04 Mar 2024 / regulation Print

Payments progress ‘unsatisfactory’ – Central Bank

The deputy governor of the Central Bank has said that Ireland’s retail-payments landscape legs behind other parts of Europe in some areas, describing the situation as “unsatisfactory” for consumers and businesses.

Vasileios Madouros (pictured) said that the forthcoming National Payments Strategy offered “a vital opportunity” to move forward.

Speaking at the BPFI’s National Payments Conference, Madouros said that, for consumers to have greater access to payment solutions, the market had to grasp the opportunities available.

“Despite the instant-payments infrastructure being available since 2017, material providers of payment accounts in Ireland have not implemented it.

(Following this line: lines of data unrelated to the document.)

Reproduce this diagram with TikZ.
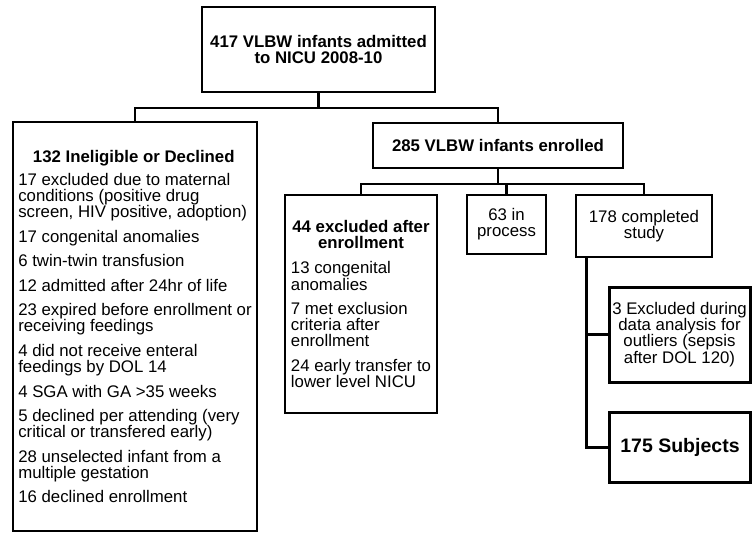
\documentclass[tikz,border=0pt]{standalone}
\usepackage{fontspec}
\setmainfont{Liberation Sans}
\begin{document}
\begin{tikzpicture}[x=1pt,y=-1pt,
  box/.style={draw, line width=2.2pt, inner sep=0pt, align=center, fill=white,
    font=\fontsize{16.8}{16.2}\selectfont},
  lbox/.style={box, align=left},
  heavy/.style={line width=3pt},
  conn/.style={line width=2.2pt},
]
\useasboundingbox (0,0) rectangle (752,533);

\node[box, minimum width=233pt, minimum height=85pt] (top) at (318.5,49.5)
  {\bfseries 417 VLBW infants admitted\\\bfseries to NICU 2008-10};

\node[lbox, minimum width=244pt, minimum height=409pt] (left) at (135,326.5)
  {\makebox[231pt]{\bfseries 132 Ineligible or Declined}\\[7pt]
   17 excluded due to maternal\\ conditions (positive drug\\ screen, HIV positive, adoption)\\[8.3pt]
   17 congenital anomalies\\[8.3pt]
   6 twin-twin transfusion\\[8.3pt]
   12 admitted after 24hr of life\\[8.3pt]
   23 expired before enrollment or\\ receiving feedings\\[8.3pt]
   4 did not receive enteral\\ feedings by DOL 14\\[8.3pt]
   4 SGA with GA >35 weeks\\[8.3pt]
   5 declined per attending (very\\ critical or transfered early)\\[8.3pt]
   28 unselected infant from a\\ multiple gestation\\[8.3pt]
   16 declined enrollment};

\node[box, minimum width=250pt, minimum height=45pt] (enr) at (498,145.5)
  {\bfseries 285 VLBW infants enrolled};

\node[lbox, minimum width=152pt, minimum height=218pt] (exc) at (361,304)
  {\makebox[140pt]{\bfseries 44 excluded after}\\
   \makebox[140pt]{\bfseries enrollment}\\[9pt]
   13 congenital\\ anomalies\\[8.3pt]
   7 met exclusion\\ criteria after\\ enrollment\\[8.3pt]
   24 early transfer to\\ lower level NICU};

\node[box, minimum width=79pt, minimum height=59pt] (inproc) at (506.5,224.5)
  {63 in\\process};

\node[box, minimum width=136pt, minimum height=62pt] (comp) at (644,226)
  {178 completed\\study};

\node[box, heavy, minimum width=141pt, minimum height=95pt] (excl) at (679.5,334.5)
  {3 Excluded during\\data analysis for\\outliers (sepsis\\after DOL 120)};

\node[box, heavy, minimum width=141pt, minimum height=70pt,
      font=\fontsize{19.5}{20}\selectfont\bfseries] (subj) at (680,447)
  {175 Subjects};

\draw[conn] (top.south) -- ++(0,15) coordinate (j1) -| (left.north);
\draw[conn] (j1) -| (enr.north);
\draw[conn] (enr.south) -- ++(0,14.5) coordinate (j2) -| (exc.north);
\draw[conn] (j2) -| (inproc.north);
\draw[conn] (j2) -| (comp.north);
\draw[conn, heavy] ([xshift=12pt]comp.south west) coordinate (j3) |- (excl.west);
\draw[conn, heavy] (j3) |- (subj.west);
\end{tikzpicture}
\end{document}
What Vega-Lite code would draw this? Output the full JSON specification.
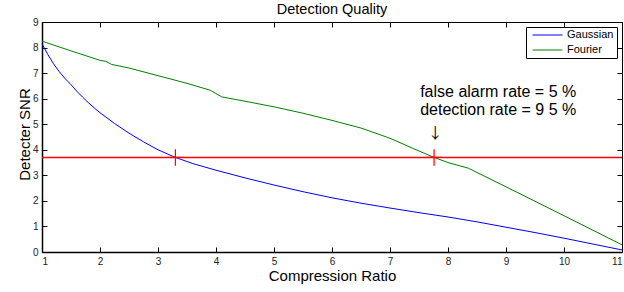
{
  "$schema": "https://vega.github.io/schema/vega-lite/v6.json",
  "width": 580,
  "height": 230,
  "autosize": "none",
  "padding": {"left": 42, "top": 22, "right": 2, "bottom": 40},
  "title": {"text": "Detection Quality", "font": "Liberation Sans", "fontSize": 14.5, "fontWeight": "normal", "color": "black", "offset": 0, "anchor": "middle"},
  "config": {
    "view": {"stroke": null},
    "font": "Liberation Sans",
    "axis": {"grid": false, "domainColor": "black", "tickColor": "black", "labelColor": "#222222", "labelFont": "Liberation Sans", "labelFontSize": 10, "tickSize": -5, "titleFont": "Liberation Sans", "titleFontSize": 15, "titleFontWeight": "normal", "titleColor": "black", "labelPadding": 9},
    "legend": {"orient": "top-right", "offset": 5, "strokeColor": "black", "fillColor": "white", "padding": 3, "symbolType": "stroke", "symbolSize": 900, "symbolStrokeWidth": 1, "symbolOffset": 3, "clipHeight": 10, "labelFont": "Liberation Sans", "labelFontSize": 11, "labelColor": "black", "rowPadding": 4, "labelOffset": 4}
  },
  "datasets": {
    "curves": [
      {"series": "Gaussian", "x": 1.0, "y": 8.15},
      {"series": "Gaussian", "x": 1.1, "y": 7.73},
      {"series": "Gaussian", "x": 1.2, "y": 7.36},
      {"series": "Gaussian", "x": 1.3, "y": 7.05},
      {"series": "Gaussian", "x": 1.4, "y": 6.78},
      {"series": "Gaussian", "x": 1.5, "y": 6.55},
      {"series": "Gaussian", "x": 1.6, "y": 6.29},
      {"series": "Gaussian", "x": 1.7, "y": 6.06},
      {"series": "Gaussian", "x": 1.8, "y": 5.84},
      {"series": "Gaussian", "x": 1.9, "y": 5.64},
      {"series": "Gaussian", "x": 2.0, "y": 5.45},
      {"series": "Gaussian", "x": 2.25, "y": 5.03},
      {"series": "Gaussian", "x": 2.5, "y": 4.65},
      {"series": "Gaussian", "x": 2.75, "y": 4.31},
      {"series": "Gaussian", "x": 3.0, "y": 4.0},
      {"series": "Gaussian", "x": 3.3, "y": 3.7},
      {"series": "Gaussian", "x": 3.6, "y": 3.46},
      {"series": "Gaussian", "x": 4.0, "y": 3.2},
      {"series": "Gaussian", "x": 4.5, "y": 2.9},
      {"series": "Gaussian", "x": 5.0, "y": 2.62},
      {"series": "Gaussian", "x": 5.5, "y": 2.36},
      {"series": "Gaussian", "x": 6.0, "y": 2.12},
      {"series": "Gaussian", "x": 6.5, "y": 1.91},
      {"series": "Gaussian", "x": 7.0, "y": 1.72},
      {"series": "Gaussian", "x": 7.5, "y": 1.54},
      {"series": "Gaussian", "x": 8.0, "y": 1.37},
      {"series": "Gaussian", "x": 8.5, "y": 1.18},
      {"series": "Gaussian", "x": 9.0, "y": 0.97},
      {"series": "Gaussian", "x": 9.5, "y": 0.76},
      {"series": "Gaussian", "x": 10.0, "y": 0.54},
      {"series": "Gaussian", "x": 10.5, "y": 0.31},
      {"series": "Gaussian", "x": 11.0, "y": 0.08},
      {"series": "Fourier", "x": 1.0, "y": 8.25},
      {"series": "Fourier", "x": 1.5, "y": 7.87},
      {"series": "Fourier", "x": 2.0, "y": 7.5},
      {"series": "Fourier", "x": 2.1, "y": 7.46},
      {"series": "Fourier", "x": 2.2, "y": 7.34},
      {"series": "Fourier", "x": 2.5, "y": 7.2},
      {"series": "Fourier", "x": 3.0, "y": 6.9},
      {"series": "Fourier", "x": 3.5, "y": 6.6},
      {"series": "Fourier", "x": 3.9, "y": 6.33},
      {"series": "Fourier", "x": 4.1, "y": 6.07},
      {"series": "Fourier", "x": 4.5, "y": 5.9},
      {"series": "Fourier", "x": 5.0, "y": 5.68},
      {"series": "Fourier", "x": 5.5, "y": 5.43},
      {"series": "Fourier", "x": 6.0, "y": 5.15},
      {"series": "Fourier", "x": 6.5, "y": 4.85},
      {"series": "Fourier", "x": 7.0, "y": 4.45},
      {"series": "Fourier", "x": 7.4, "y": 4.05},
      {"series": "Fourier", "x": 7.75, "y": 3.71},
      {"series": "Fourier", "x": 8.0, "y": 3.5},
      {"series": "Fourier", "x": 8.35, "y": 3.28},
      {"series": "Fourier", "x": 9.0, "y": 2.55},
      {"series": "Fourier", "x": 10.0, "y": 1.42},
      {"series": "Fourier", "x": 11.0, "y": 0.28}
    ],
    "threshold": [{"x": 1, "y": 3.7}, {"x": 11, "y": 3.7}],
    "crossings": [{"x": 3.3, "y": 3.7}, {"x": 7.76, "y": 3.7}],
    "notes": [
      {"x": 7.52, "y": 6.08, "label": "false alarm rate = 5 %"},
      {"x": 7.52, "y": 5.36, "label": "detection rate = 9 5 %"}
    ],
    "arrow": [{"x": 7.78, "y": 4.66, "label": "↓"}]
  },
  "layer": [
    {
      "data": {"name": "curves"},
      "mark": {"type": "line", "strokeWidth": 1},
      "encoding": {
        "x": {"field": "x", "type": "quantitative", "scale": {"domain": [1, 11], "nice": false, "zero": false},
              "axis": {"orient": "bottom", "values": [1,2,3,4,5,6,7,8,9,10,11], "title": "Compression Ratio", "titleBaseline": "alphabetic", "titleY": 28, "titleX": 290, "titleAlign": "center", "domainWidth": 1.5}},
        "y": {"field": "y", "type": "quantitative", "scale": {"domain": [0, 9], "nice": false, "zero": false},
              "axis": {"orient": "left", "values": [0,1,2,3,4,5,6,7,8,9], "title": "Detecter SNR", "titleBaseline": "alphabetic", "titleAngle": -90, "titleX": -13, "titleY": 112, "titleAlign": "center", "domainWidth": 1.5}},
        "color": {"field": "series", "type": "nominal", "sort": ["Gaussian", "Fourier"],
                  "scale": {"domain": ["Gaussian", "Fourier"], "range": ["#0000ff", "#008000"]},
                  "legend": {"title": null}},
        "order": {"field": "x", "type": "quantitative"}
      }
    },
    {
      "data": {"name": "threshold"},
      "mark": {"type": "line", "color": "#ff0000", "strokeWidth": 1.5},
      "encoding": {
        "x": {"field": "x", "type": "quantitative", "axis": null},
        "y": {"field": "y", "type": "quantitative", "axis": null}
      }
    },
    {
      "data": {"name": "crossings"},
      "mark": {"type": "point", "shape": "M0,-1V1M-1,0H1", "size": 272, "filled": false, "stroke": "#ff0000", "strokeWidth": 1.2, "opacity": 1},
      "encoding": {
        "x": {"field": "x", "type": "quantitative", "axis": {"orient": "top", "values": [1,2,3,4,5,6,7,8,9,10,11], "labels": false, "title": null, "domainWidth": 1}},
        "y": {"field": "y", "type": "quantitative", "axis": {"orient": "right", "values": [0,1,2,3,4,5,6,7,8,9], "labels": false, "title": null, "domainWidth": 1}}
      }
    },
    {
      "data": {"name": "notes"},
      "mark": {"type": "text", "align": "left", "baseline": "alphabetic", "font": "Liberation Sans", "fontSize": 16, "color": "black"},
      "encoding": {
        "x": {"field": "x", "type": "quantitative", "axis": null},
        "y": {"field": "y", "type": "quantitative", "axis": null},
        "text": {"field": "label"}
      }
    },
    {
      "data": {"name": "arrow"},
      "mark": {"type": "text", "align": "center", "baseline": "middle", "font": "Noto Sans CJK SC", "fontSize": 15, "color": "black"},
      "encoding": {
        "x": {"field": "x", "type": "quantitative", "axis": null},
        "y": {"field": "y", "type": "quantitative", "axis": null},
        "text": {"field": "label"}
      }
    }
  ],
  "resolve": {"axis": {"x": "independent", "y": "independent"}}
}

For consumers and businesses, this is an unsatisfactory outcome,” he told the conference.

Recommendations

Madouros added that many of the payment benefits for consumers remained “untapped”, despite the presence of a “growing and innovative” payments sector in Ireland, and the willingness of consumers to embrace new technology.

He was speaking as the Central Bank published its recommendations in response to a public consultation on the Department of Finance’s National Payments Strategy.

The bank has proposed four key objectives to the end of 2030:

  • Ensuring that operators of payment accounts allow businesses and consumers to benefit from payment innovations that exist elsewhere in Europe,
  • Safeguarding cash as a means of payment,
  • Collective engagement to ensure the security and resilience of the payments eco-system, and
  • Research and analysis to enhance the capacity for better-informed policy decisions on payments.

“Like any societal transition, the technology-driven evolution in the payments landscape needs to be managed carefully from a public policy perspective,” Madouros concluded, adding that a healthy economy relied on “an innovative, inclusive, and resilient payments eco-system".

A2A ‘gap’ in market

The Central Bank submission points to the lack of A2A (account-to-account) payment solutions, built on instant-payment functionality, as a “major gap” in the Irish market.

The paper also says that the roll-out of instant payments for credit transfers will require investment by Irish service providers, whose starting point is behind operators elsewhere in Europe.

The payments strategy comes as a bill on access to cash goes through pre-legislative scrutiny in the Oireachtas. The BPFI, which represents the main banks, recently outlined “significant concerns” about the bill.